Ничто из вышесказанного не говорит о том, что у России, Соединенных Штатов и Европы нет реальных противоречий, которые необходимо урегулировать, или что существующие институты полностью адаптировались к быстро меняющимся условиям. Что касается европейской безопасности, мы стоим перед необходимостью улаживания наших разногласий относительно Договора об обычных вооруженных силах и вооружениях в Европе, включая такие его важные аспекты, как ратификация государствами Прибалтики и выполнение Россией данных в Стамбуле обещаний закрыть свои военные базы в Молдавии и Грузии. Давайте, однако, не будем забывать также, что вооруженные силы России и НАТО все теснее работают над обеспечением оперативной совместимости. Путин и министр обороны Сергей Иванов на прошлой неделе говорили о важности выдвижения позитивной повестки сотрудничества с НАТО.

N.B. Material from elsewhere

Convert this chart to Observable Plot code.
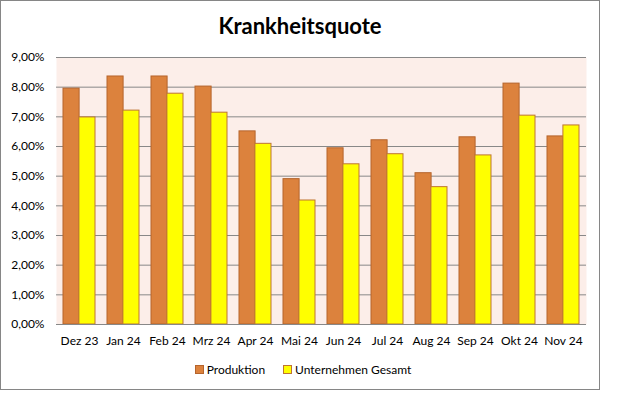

И хотя в России наблюдается некоторый откат от демократии, исключение России из Большой Восьмерки тоже не является решением проблемы. Частью обоснования допуска России в Большую Восьмерку и в другие институты была идея, что в процессе взаимодействия в формате равноправного партнерства с могущественными рыночными демократиями Россия со временем привыкнет к иным нормам поведения. Точно так же, как было бы преждевременным объявлять о роспуске НАТО (чего хотелось бы многим россиянам), сейчас было бы преждевременным и не отвечающим интересам Запада списывать со счетов долговременную перспективу интеграции России с Западом.